After Harvard, he pursued a doctorate at the University of Southern California. Finding few primary source materials in the library, he began buying his own materials at antiquarian bookshops and library sales, starting with a 1927 first edition of "Who's Who in Colored America."
While he studied for his doctorate at the University of Southern California, Nancy Burkett enrolled in library school at UCLA. The two had met as students at American University and married soon after graduation, and they were destined to share their love of historical research—both with each other and with their communities.
Nancy Burkett spent her career at the American Antiquarian Society in Worcester, Mass., strengthening the collections and helping to build the acquisitions endowment. Randall Burkett worked at the College of the Holy Cross in Worcester before accepting the associate directorship of Harvard's W.E.B. DuBois Institute for African and African American Research.

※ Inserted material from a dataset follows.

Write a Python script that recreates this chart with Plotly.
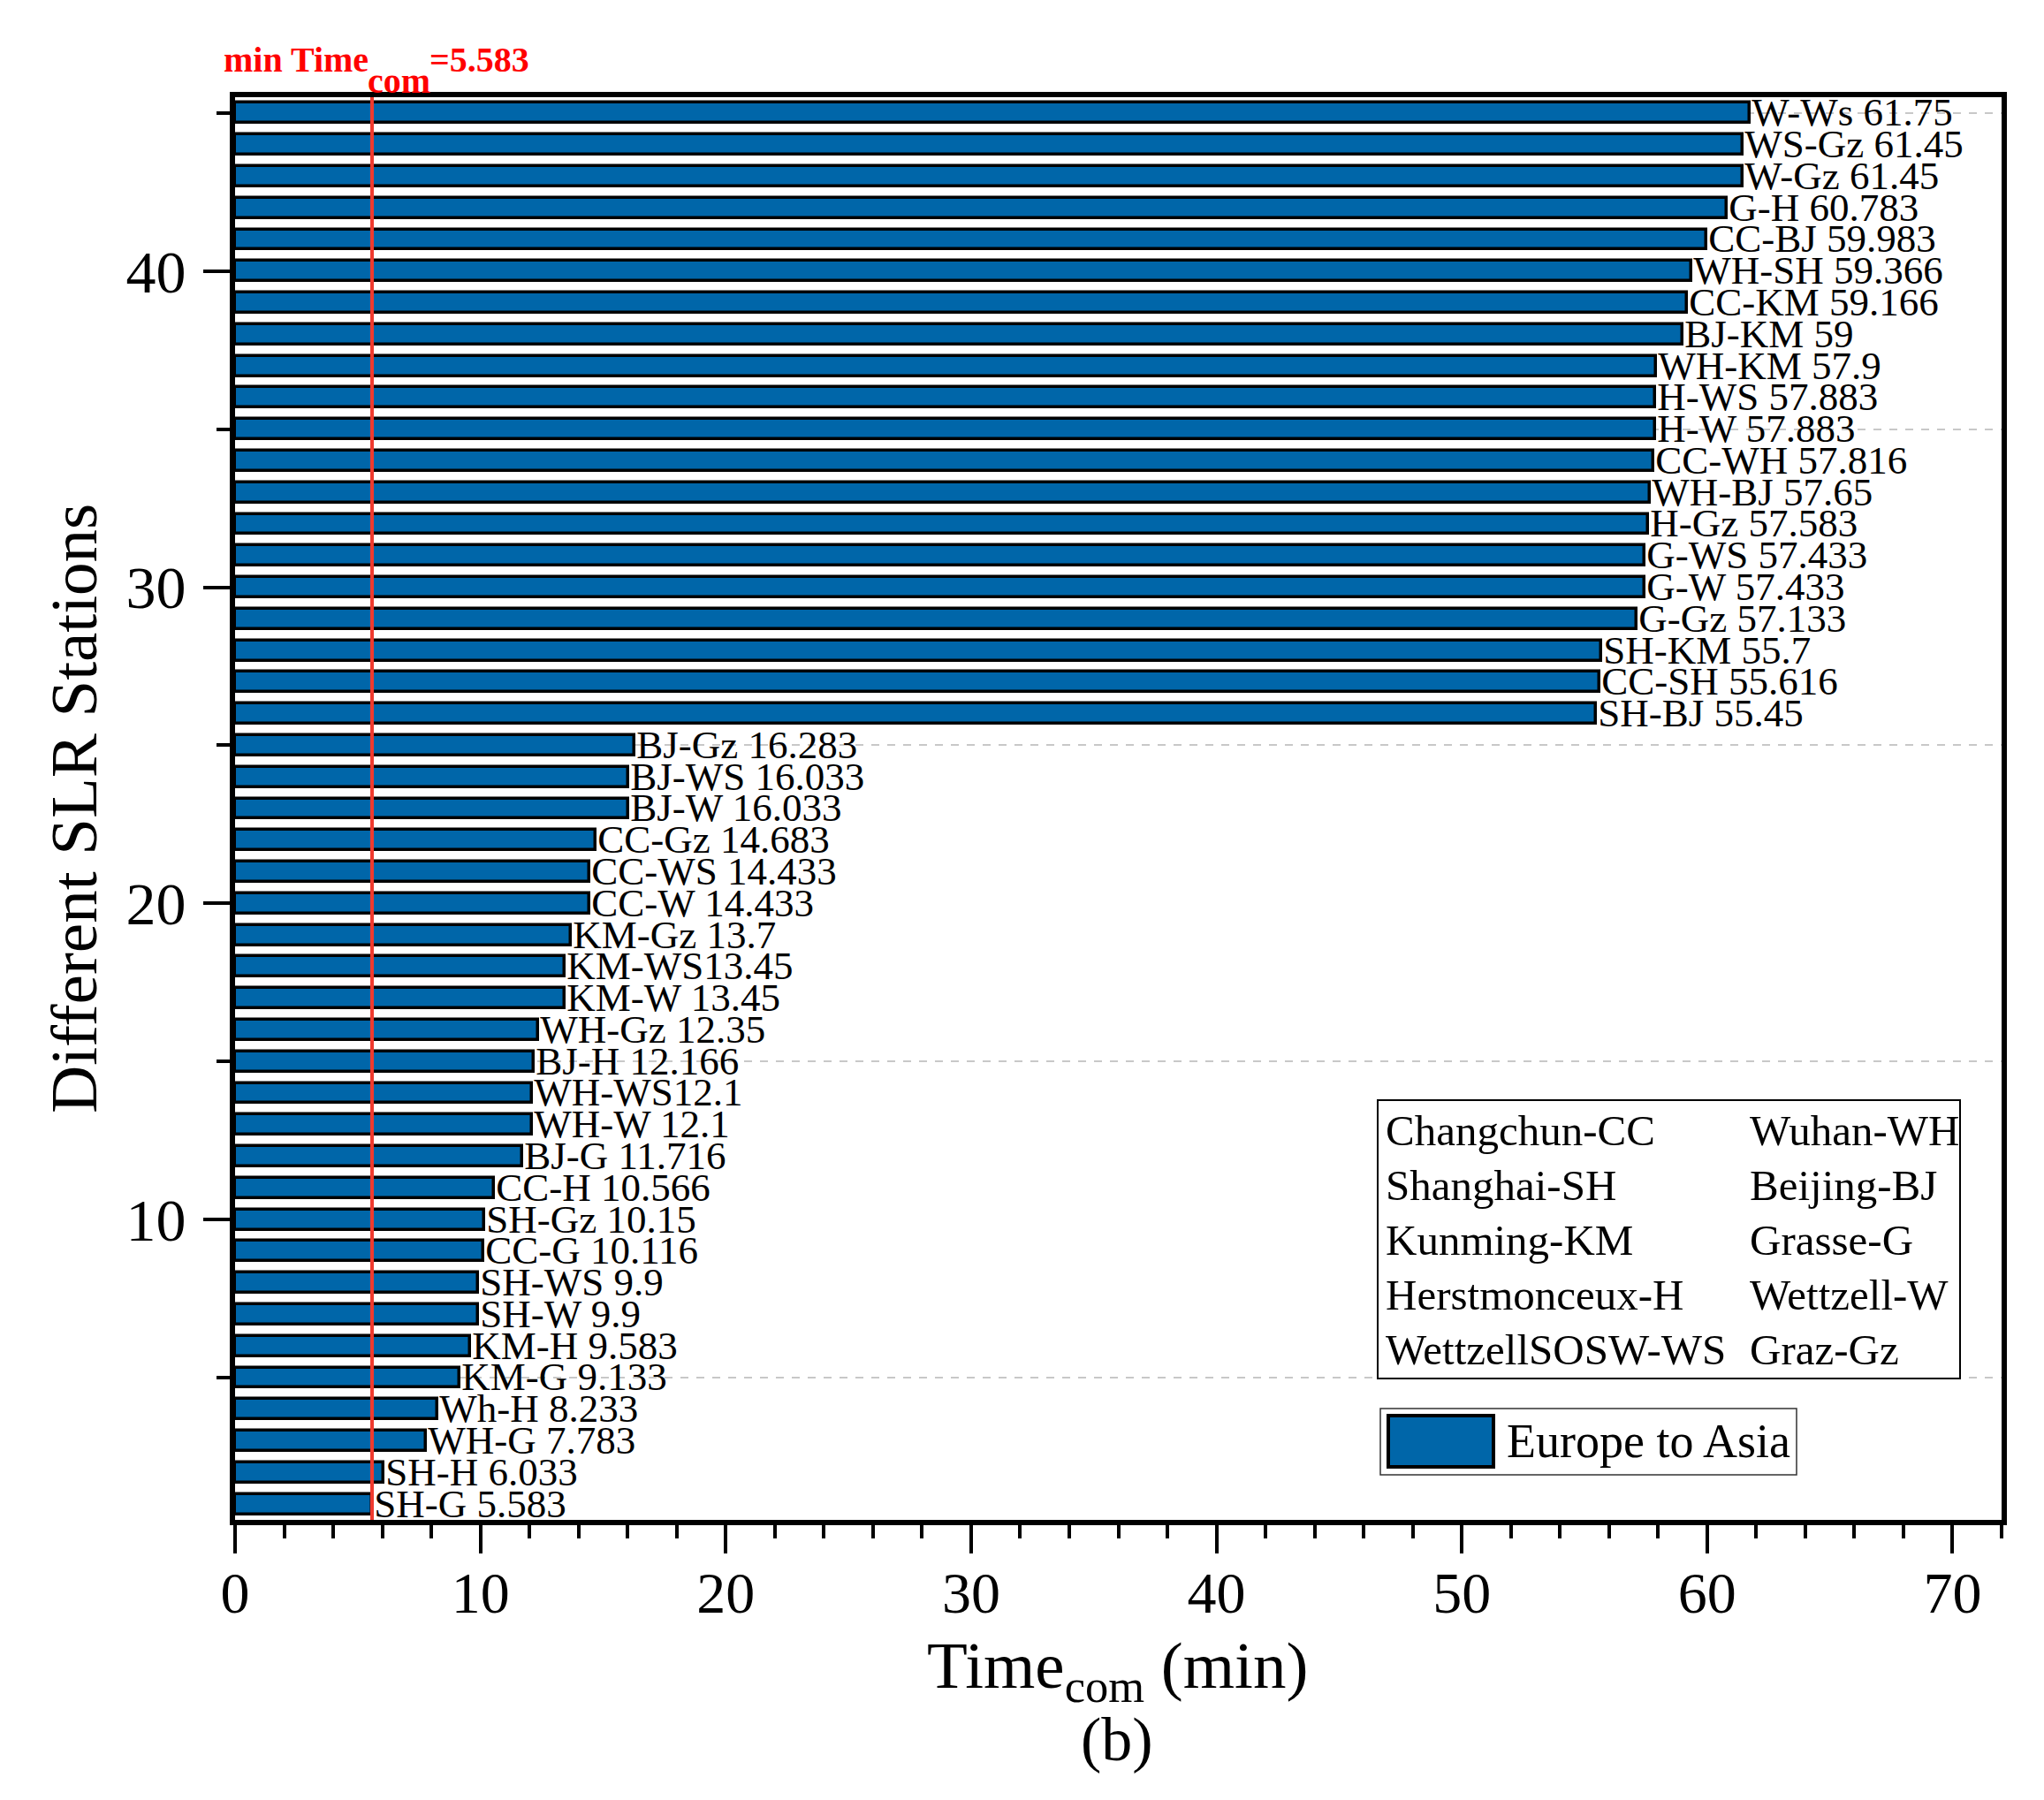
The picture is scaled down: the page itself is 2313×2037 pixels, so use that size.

Burkett became curator of MARBL's African American Collections in 1997, a position tailor-made for a research historian with his own substantial collection of rare materials. During his 14 years of leadership, he has helped attract many of MARBL's highest-profile acquisitions, including the papers of writer Alice Walker, historian Carter G. Woodson, and the Southern Christian Leadership Conference.
Emory's collections focus on the freedom struggle, black print culture, blacks and the left, African American literature and the arts, and expatriate literary and cultural figures. Informed by the couple's research backgrounds and driven by Randall Burkett's penchant for collecting, the Burketts' private donations span those categories.
Some people are compelled to collect, Nancy Burkett says, and the Burketts have seen some fascinating private collections during their professional travels. One woman whom they visited had gathered a priceless assortment of miniature medieval Korans, children's books, and miniature books, along with balls of rubber bands and thousands of hotel soaps.
As for Nancy Burkett, she prefers to leave the collecting to her spouse. "I collect collectors," she says with a smile.
The Burketts' gift is part of Campaign Emory. Gifts through Campaign Emory help Emory Libraries bring together scholars, unique materials, state-of-the-art digital services, and technology within MARBL to create a living humanities laboratory.